Se han encontrado «escondidos» en cuentas de varios departamentos de la Santa Sede que no aparecían en las hojas de balance
No uno, ni dos, ni tres… El Vaticano ha descubierto “cientos de millones de euros escondidos en cuentas de distintos departamentos” y en su banco, el siempre polémico Instituto para las Obras de Religión (IOR). La revelación no procede de un nuevo infiltrado al estilo de Paolo Gabriele, aquel secretario infiel de Benedicto XVI que a mediados de 2012 puso al descubierto los grandes trapos sucios del pequeño Estado, sino del mismísimo cardenal australiano George Pell, prefecto de la secretaría de Economía de la Santa Sede. El también arzobispo de Sidney no aclara de qué forma el IOR, que en junio ya había cancelado 3.000 cuentas sospechosas, ha regularizado tal fortuna ni la forma ni el motivo por el que sus propietarios se habían sustraído hasta ahora al control del Vaticano.
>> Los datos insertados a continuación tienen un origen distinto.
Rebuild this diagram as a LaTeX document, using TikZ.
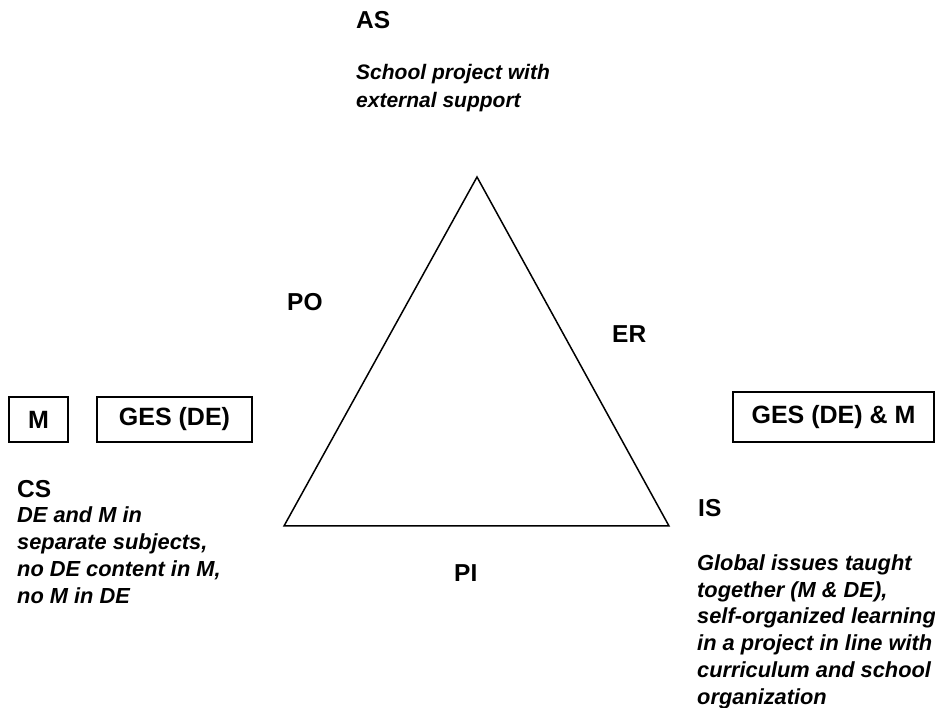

Según relata el ministro de finanzas vaticano en una entrevista concedida al semanario británico Catholic Herald, cuando por orden del papa Francisco empezó a hacer zafarrancho en el IOR descubrió que, en contra de lo que en un principio se temía, el banco no estaba en peligro de bancarrota. “De hecho”, explica el arzobispo de Sidney, “hemos descubierto que las cuentas están mucho más sanas de lo que parecía, y esto es porque algunos cientos de millones de euros habían sido escondidos en cuentas particulares que no habían aparecido en el balance”.
Aunque Pell admite que, durante décadas, personajes “sin escrúpulos” se han beneficiado de la “ingenuidad financiera” del Vaticano para blanquear dinero sucio, la explicación que ofrece del sorprendente hallazgo es otra, aunque tampoco demasiado inocente: “Las congregaciones, los consejos pontificios y especialmente la Secretaría de Estado se han beneficiado y han defendido su independencia. Los problemas se discutían en casa… y eran muy pocos los que sentían la tentación de decir al mundo lo que estaba pasando, a excepción de cuando necesitaban ayuda”.
Traducido al lenguaje del Borgo Pío, el barrio anexo al Vaticano donde los cardenales solían darse a la buena mesa hasta que Francisco instauró el menú del día, vienen a significar dos cuestiones igualmente graves. La primera es que las distintas familias de la Iglesia son más celosas del secreto bancario que del de confesión. Solo ahora y a regañadientes, ante la amenaza cierta de Francisco de llamar a los guardias, han tenido que sacar a la luz sus respectivas —y en algunos casos muy bien nutridas— cuentas corrientes.
No hay que olvidar que una de las primeras medidas de Jorge Mario Bergoglio fue la de impulsar la limpieza de las casi por definición oscuras finanzas del Vaticano. Según Francisco, el IOR no solo tenía que adecuarse a los requisitos internacionales de transparencia, sino enfocar su actividad hacia la directriz de su pontificado: “Una Iglesia pobre y para los pobres”. Y, como remacha el cardenal Pell en su entrevista, “una Iglesia para los pobres no debería estar mal gestionada”.
La segunda cuestión no es menos llamativa, sobre todo por ser el máximo responsable de las finanzas vaticanas el que la admite. “La Curia seguía modelos consolidados del pasado. De la misma forma que los reyes permitían mano libre a sus gobernantes regionales, príncipes o gobernadores con tal de que los libros de cuentas estuvieran en equilibrio, así hacían los papas con los cardenales de la Curia (y como hacen todavía los obispos diocesanos)”. Un desbarajuste que algunos, como el ya célebre monseñor Nunzio Scarano, detenido en junio de 2013 por blanqueo de capitales, supieron aprovechar muy bien.
De ahí que el Papa creara a principios de este año la Secretaría de Economía, cuyo primer objetivo era fiscalizar y reordenar todas las actividades económicas de la Santa Sede y el Estado de la ciudad del Vaticano. A Pell, uno de los ocho cardenales que en principio —más tarde se uniría el secretario de Estado, Pietro Parolin— conformaron el llamado G-8 para reformar el gobierno de la Iglesia, le tocó encargarse de las finanzas. Y una de las primeras cosas que concitaron su atención —un australiano en Roma— fue que un simple mayordomo, Paolo Gabriele, “pudiese disfrutar de pleno acceso durante años a información tan sensible” que desencadenó un escándalo de la magnitud de Vatileaks. El cardenal Pell está convencido de que los tiempos oscuros han pasado y que la situación financiera del Vaticano, a pesar de los 24 millones de déficit, ya es la propia “de un Estado del siglo XXI”.